Il ne faut donc pas presser les termes par lesquels Paul exprime ici sa persuasion (comparer verset 25). Et du reste, pour ceux qui admettent une délivrance et une seconde captivité de l’apôtre, son attente fut justifiée par l’événement. On peut même dire que la comparaison de notre passage avec d’autres passages (2 Timothée 4.6), où Paul parle positivement de son prochain départ, est une preuve en faveur de sa double captivité.
Se glorifier en Christ signifie : louer Christ avec joie. Il était naturel que les Philippiens vissent dans la délivrance de leur apôtre bien-aimé et dans sa présence au milieu d’eux un tel sujet de louange et de joie.
Que la contemplation de ces voies de Dieu, qui tire le bien du mal et la perspective de mon prochain retour auprès de vous, vous inspire une conduite digne de l’Évangile, la fermeté et l’union pour le combat (27).
N’ayez aucune crainte des adversaires, qui ont en vous une preuve de leur perdition, parce que Christ vous fait la grâce de croire, de souffrir, de combattre, comme je le fais aussi (28-30).
L’apôtre a exprimé (versets 25 et 26) sa certitude de demeurer en cette vie et de revoir les Philippiens ; il indique maintenant, comme conclusion, la condition à laquelle (seulement) ce revoir pourra être une source de joie et la prolongation de son séjour ici-bas pourra contribuer au progrès du règne de Dieu : une conduite digne de l’Évangile, la fermeté dans l’unité.
Par un même esprit, les uns entendent l’Esprit de Dieu, source de force et d’union ; les autres, l’esprit des chrétiens, une même tendance, les mêmes principes.
Ce dernier sens paraît plus probable à cause de sa liaison avec cette autre expression : combattant d’une même âme ; ainsi c’est tout l’homme, avec toutes ses facultés, que Paul désire voir engagé énergiquement dans ce combat.

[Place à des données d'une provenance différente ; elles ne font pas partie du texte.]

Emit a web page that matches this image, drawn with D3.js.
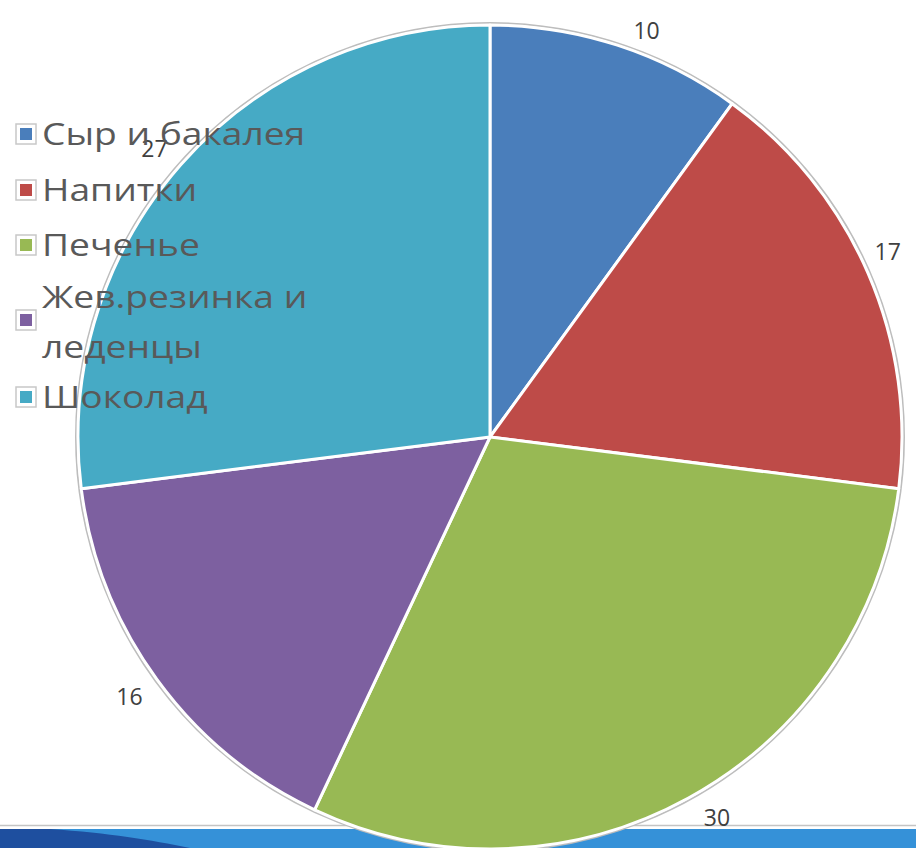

Et il souhaite de le voir uni avec ses frères non seulement dans ses principes et ses tendances (l’esprit), mais dans ses sentiments naturels et dans les manifestations de son caractère individuel (l’âme).

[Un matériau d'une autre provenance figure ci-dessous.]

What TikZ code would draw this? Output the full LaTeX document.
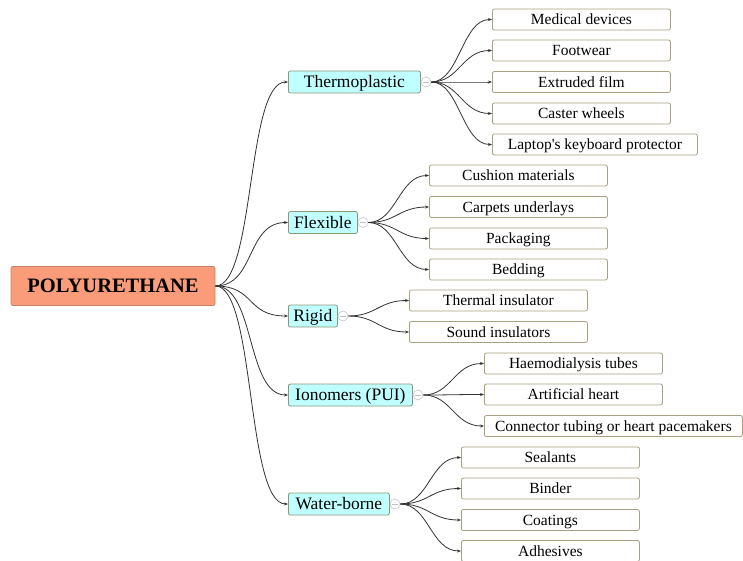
\documentclass[tikz,border=0pt]{standalone}
\usepackage{fontspec}
\setmainfont{Liberation Serif}[Ligatures=TeXOff]
\usetikzlibrary{arrows.meta}
\definecolor{rootfill}{RGB}{250,156,122}
\definecolor{rootdraw}{RGB}{200,128,96}
\definecolor{catfill}{RGB}{192,255,255}
\definecolor{catdraw}{RGB}{140,150,120}
\definecolor{leafdraw}{RGB}{168,160,128}
\definecolor{conncol}{RGB}{50,50,50}
\begin{document}
\begin{tikzpicture}[x=1pt,y=-1pt,
  rootbox/.style={draw=rootdraw, fill=rootfill, rounded corners=2pt, line width=0.8pt, minimum width=204pt, minimum height=39pt, inner sep=0pt, text height=13.6pt, text depth=0pt, font=\fontsize{20.5}{24}\selectfont\bfseries},
  catbox/.style={draw=catdraw, fill=catfill, rounded corners=2pt, line width=0.8pt, minimum height=22pt, inner sep=0pt, anchor=west, text height=11.6pt, text depth=0pt, font=\fontsize{17.5}{20}\selectfont},
  leafbox/.style={draw=leafdraw, fill=white, rounded corners=2pt, line width=0.8pt, minimum height=21pt, inner sep=0pt, anchor=west, text height=10.3pt, text depth=0pt, font=\fontsize{15.5}{18}\selectfont},
  collapse/.style={circle, draw=gray!40, fill=white, line width=0.7pt, minimum size=10pt, inner sep=0pt,
    path picture={\draw[gray!50, line width=0.6pt] ([xshift=-3pt]path picture bounding box.center) -- ([xshift=3pt]path picture bounding box.center);}},
  conn/.style={draw=conncol, line width=0.8pt, -{Stealth[length=4pt,width=3pt]}},
]
\useasboundingbox (0,0) rectangle (743,561);

% root
\node[rootbox] (root) at (113,286) {POLYURETHANE};

% categories
\node[catbox, minimum width=132pt] (thermo) at (288,82) {Thermoplastic};
\node[catbox, minimum width=69pt] (flex) at (288,222.5) {Flexible};
\node[catbox, minimum width=49pt] (rigid) at (288,316) {Rigid};
\node[catbox, minimum width=124pt] (iono) at (288,395) {Ionomers (PUI)};
\node[catbox, minimum width=101pt] (water) at (288,504) {Water-borne};

% collapse markers
\node[collapse] (thermoc) at (426,82) {};
\node[collapse] (flexc) at (363,222.5) {};
\node[collapse] (rigidc) at (343,316) {};
\node[collapse] (ionoc) at (418,395) {};
\node[collapse] (waterc) at (395,504) {};

% thermoplastic leaves
\node[leafbox, minimum width=178pt] (t1) at (492,19.5) {Medical devices};
\node[leafbox, minimum width=178pt] (t2) at (492,50.5) {Footwear};
\node[leafbox, minimum width=178pt] (t3) at (492,82) {Extruded film};
\node[leafbox, minimum width=178pt] (t4) at (492,113.5) {Caster wheels};
\node[leafbox, minimum width=205pt] (t5) at (492,144.5) {Laptop's keyboard protector};

% flexible leaves
\node[leafbox, minimum width=178pt] (f1) at (429,175.5) {Cushion materials};
\node[leafbox, minimum width=178pt] (f2) at (429,207) {Carpets underlays};
\node[leafbox, minimum width=178pt] (f3) at (429,238.5) {Packaging};
\node[leafbox, minimum width=178pt] (f4) at (429,269.5) {Bedding};

% rigid leaves
\node[leafbox, minimum width=178pt] (r1) at (409,300.5) {Thermal insulator};
\node[leafbox, minimum width=178pt] (r2) at (409,332) {Sound insulators};

% ionomer leaves
\node[leafbox, minimum width=178pt] (i1) at (484,363.5) {Haemodialysis tubes};
\node[leafbox, minimum width=178pt] (i2) at (484,394.5) {Artificial heart};
\node[leafbox, minimum width=258pt] (i3) at (484,426) {Connector tubing or heart pacemakers};

% water-borne leaves
\node[leafbox, minimum width=178pt] (w1) at (461,457.5) {Sealants};
\node[leafbox, minimum width=178pt] (w2) at (461,488.5) {Binder};
\node[leafbox, minimum width=178pt] (w3) at (461,520) {Coatings};
\node[leafbox, minimum width=178pt] (w4) at (461,551) {Adhesives};

% root connectors
\foreach \c in {thermo,flex,rigid,iono,water}
  \draw[conn] (root.east) .. controls +(40,0) and +(-42,0) .. (\c.west);

% leaf connectors
\foreach \p/\l in {thermoc/t1,thermoc/t2,thermoc/t3,thermoc/t4,thermoc/t5,
                   flexc/f1,flexc/f2,flexc/f3,flexc/f4,
                   rigidc/r1,rigidc/r2,
                   ionoc/i1,ionoc/i2,ionoc/i3,
                   waterc/w1,waterc/w2,waterc/w3,waterc/w4}
  \draw[conn] (\p.east) .. controls +(28,0) and +(-30,0) .. (\l.west);
\end{tikzpicture}
\end{document}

Au lieu de pour la foi, on peut traduire par la foi de l’Évangile ; c’est alors le moyen, au lieu du but.
À quoi se rapportent ces mots : ce qui est une preuve, etc. ? À tout ce qui précède (verset 27).
La fermeté, l’unité des chrétiens dans le combat, le fait qu’ils ne sont point épouvantés en présence des dangers, constituent pour les adversaires une preuve de leur perdition, car ils peuvent voir, dans ces pauvres et faibles pécheurs, une marque de la puissance de Dieu à laquelle ils résistent ; c’est pour eux la pierre d’achoppement (Matthieu 21.44).

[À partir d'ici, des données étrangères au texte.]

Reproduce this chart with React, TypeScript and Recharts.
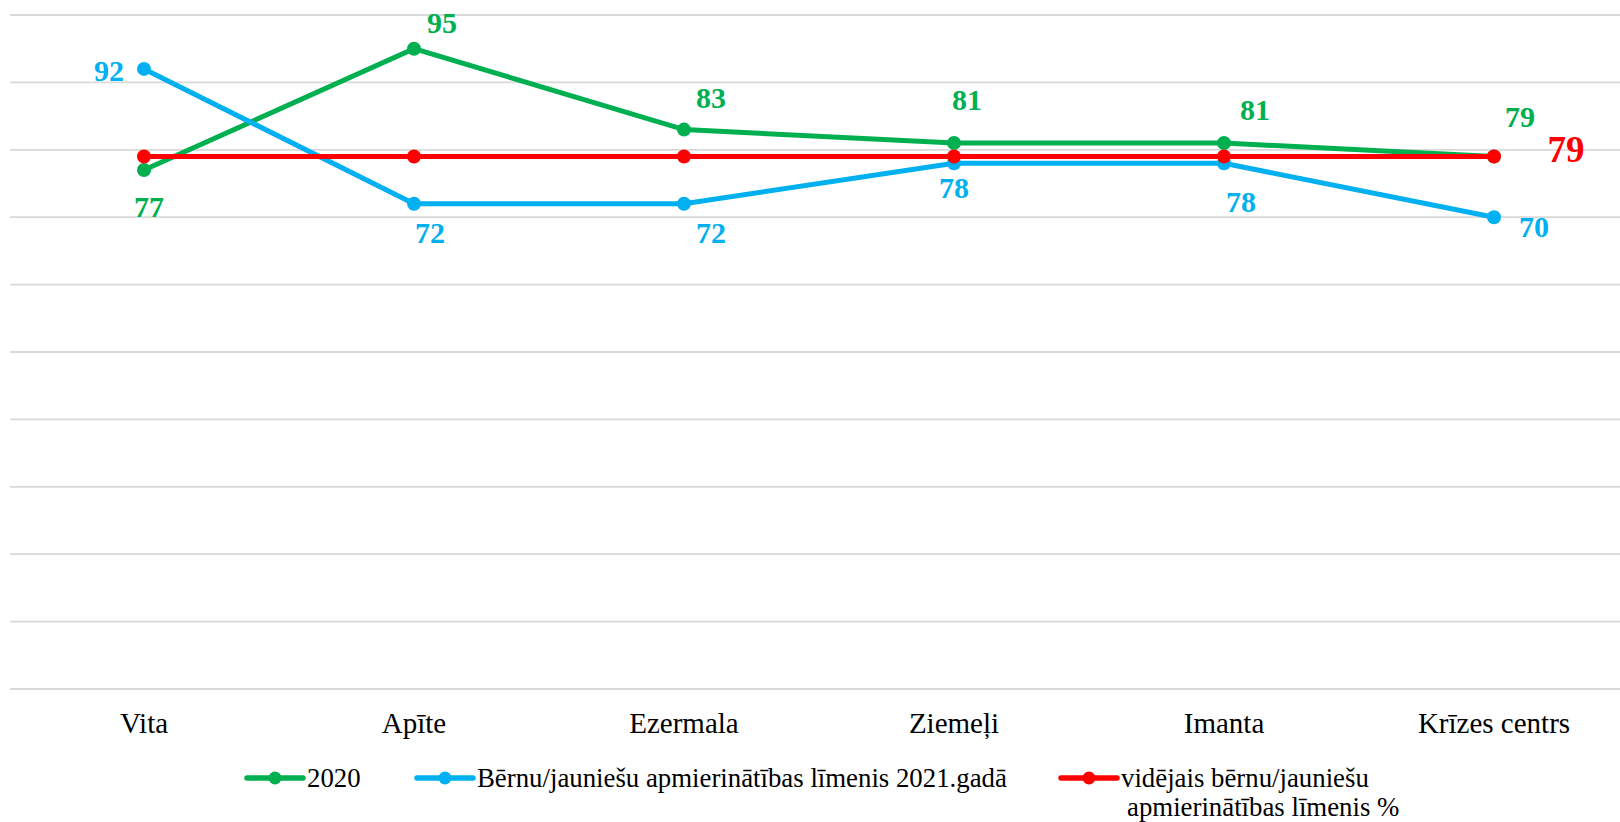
import React from "react";
import {
  LineChart,
  Line,
  XAxis,
  YAxis,
  CartesianGrid,
  Legend,
  LabelList,
} from "recharts";

const categories = ["Vita", "Apīte", "Ezermala", "Ziemeļi", "Imanta", "Krīzes centrs"];
const values2020 = [77, 95, 83, 81, 81, 79];
const values2021 = [92, 72, 72, 78, 78, 70];
const averageValues = [79, 79, 79, 79, 79, 79];
const yTicks = [0, 10, 20, 30, 40, 50, 60, 70, 80, 90, 100];

const seriesNames = [
  "2020",
  "Bērnu/jauniešu apmierinātības līmenis 2021.gadā",
  "vidējais bērnu/jauniešu\napmierinātības līmenis %",
];

// label placement relative to each point (dx, dy)
const greenLabelOffsets = [[5, 36], [28, -26], [27, -32], [13, -44], [31, -34], [26, -40]];
const blueLabelOffsets = [[-35, 2], [16, 29], [27, 29], [0, 24], [17, 38], [40, 9]];
const redLabelOffsets = [null, null, null, null, null, [72, -7]];

const GREEN = "#00B050";
const BLUE = "#00B0F0";
const RED = "#FF0000";
const FONT = "'Liberation Serif', 'Times New Roman', serif";

const data = categories.map((name, i) => ({
  name,
  y2020: values2020[i],
  y2021: values2021[i],
  avg: averageValues[i],
}));

const makeLabel = (offsets: any[], color: string, size: number) => (props: any) => {
  const { x, y, value, index } = props;
  const off = offsets[index];
  if (!off) return null;
  return (
    <text
      x={x + off[0]}
      y={y + off[1]}
      textAnchor="middle"
      dominantBaseline="central"
      fill={color}
      fontFamily={FONT}
      fontWeight="bold"
      fontSize={size}
    >
      {value}
    </text>
  );
};

const CategoryTick = ({ x, y, payload }: any) => (
  <text x={x} y={y + 44} textAnchor="middle" fill="#000" fontFamily={FONT} fontSize={29}>
    {payload.value}
  </text>
);

const legendX = [247, 417, 1061];

const renderLegend = ({ payload }: any) => (
  <svg width={1630} height={73} style={{ display: "block" }}>
    {(payload || []).map((entry: any, i: number) => {
      const x0 = legendX[i];
      const lines = String(entry.value).split("\n");
      return (
        <g key={i}>
          <line x1={x0} y1={29} x2={x0 + 56} y2={29} stroke={entry.color} strokeWidth={5.5} strokeLinecap="round" />
          <circle cx={x0 + 28} cy={29} r={6.5} fill={entry.color} />
          {lines.map((t, j) => (
            <text key={j} x={x0 + 60 + j * 6} y={38 + j * 29} fontFamily={FONT} fontSize={26.8} fill="#000">
              {t}
            </text>
          ))}
        </g>
      );
    })}
  </svg>
);

export default function App() {
  return (
    <div style={{ position: "absolute", left: 0, top: 0, width: 1620, height: 822, overflow: "hidden", background: "#fff" }}>
      <LineChart width={1630} height={822} data={data} margin={{ top: 15, right: 2, left: 10, bottom: 0 }}>
        <CartesianGrid horizontal vertical={false} stroke="#d9d9d9" strokeWidth={1.8} />
        <XAxis
          dataKey="name"
          axisLine={false}
          tickLine={false}
          tickSize={0}
          tickMargin={0}
          height={60}
          padding={{ left: 134, right: 134 }}
          interval={0}
          tick={<CategoryTick />}
        />
        <YAxis hide domain={[0, 100]} ticks={yTicks} />
        <Legend
          verticalAlign="bottom"
          height={73}
          wrapperStyle={{ left: 0, width: 1630 }}
          content={renderLegend}
        />
        <Line
          dataKey="y2020"
          name={seriesNames[0]}
          stroke={GREEN}
          strokeWidth={5}
          dot={{ r: 7, fill: GREEN, stroke: GREEN, strokeWidth: 0 }}
          isAnimationActive={false}
        >
          <LabelList dataKey="y2020" content={makeLabel(greenLabelOffsets, GREEN, 30)} />
        </Line>
        <Line
          dataKey="y2021"
          name={seriesNames[1]}
          stroke={BLUE}
          strokeWidth={5}
          dot={{ r: 7, fill: BLUE, stroke: BLUE, strokeWidth: 0 }}
          isAnimationActive={false}
        >
          <LabelList dataKey="y2021" content={makeLabel(blueLabelOffsets, BLUE, 30)} />
        </Line>
        <Line
          dataKey="avg"
          name={seriesNames[2]}
          stroke={RED}
          strokeWidth={5}
          dot={{ r: 7, fill: RED, stroke: RED, strokeWidth: 0 }}
          isAnimationActive={false}
        >
          <LabelList dataKey="avg" content={makeLabel(redLabelOffsets, RED, 37)} />
        </Line>
      </LineChart>
    </div>
  );
}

Mais c’est aussi pour les chrétiens et par la même raison, un signe de salut.
L’enfant de Dieu trouve dans chaque combat d’où il sort victorieux un nouveau sujet de force pour sa foi et de certitude quant à la pleine délivrance (Romains 8.17 ; 2 Timothée 2.12 ; 2 Thessaloniciens 1.5).
Cette preuve, pour les uns et pour les autres, est bien certaine, car elle est de la part de Dieu, qui en a ainsi ordonné conformément à sa vérité et à sa justice, d’une part et de l’autre, à sa fidélité et à son amour.
Ces belles paroles, incompréhensible paradoxe pour le monde, sont l’explication et la raison (parce que) de celles qui précèdent (voir la dernière note).
Croire et souffrir, c’est toute la vie chrétienne. L’un et l’autre est l’œuvre de la grâce en nous. La grâce de la souffrance est plus excellente que celle de la foi ; l’une conduit à l’autre et en est le principe. La foi en Jésus-Christ fait un chrétien ; la souffrance pour Jésus-Christ fait un martyr, c’est-à-dire un chrétien du premier ordre.
Ils l’ont vu à Philippes (Actes 16), et ils l’ont appris de Rome.
Grand encouragement pour eux d’être associés à l’apôtre dans le combat.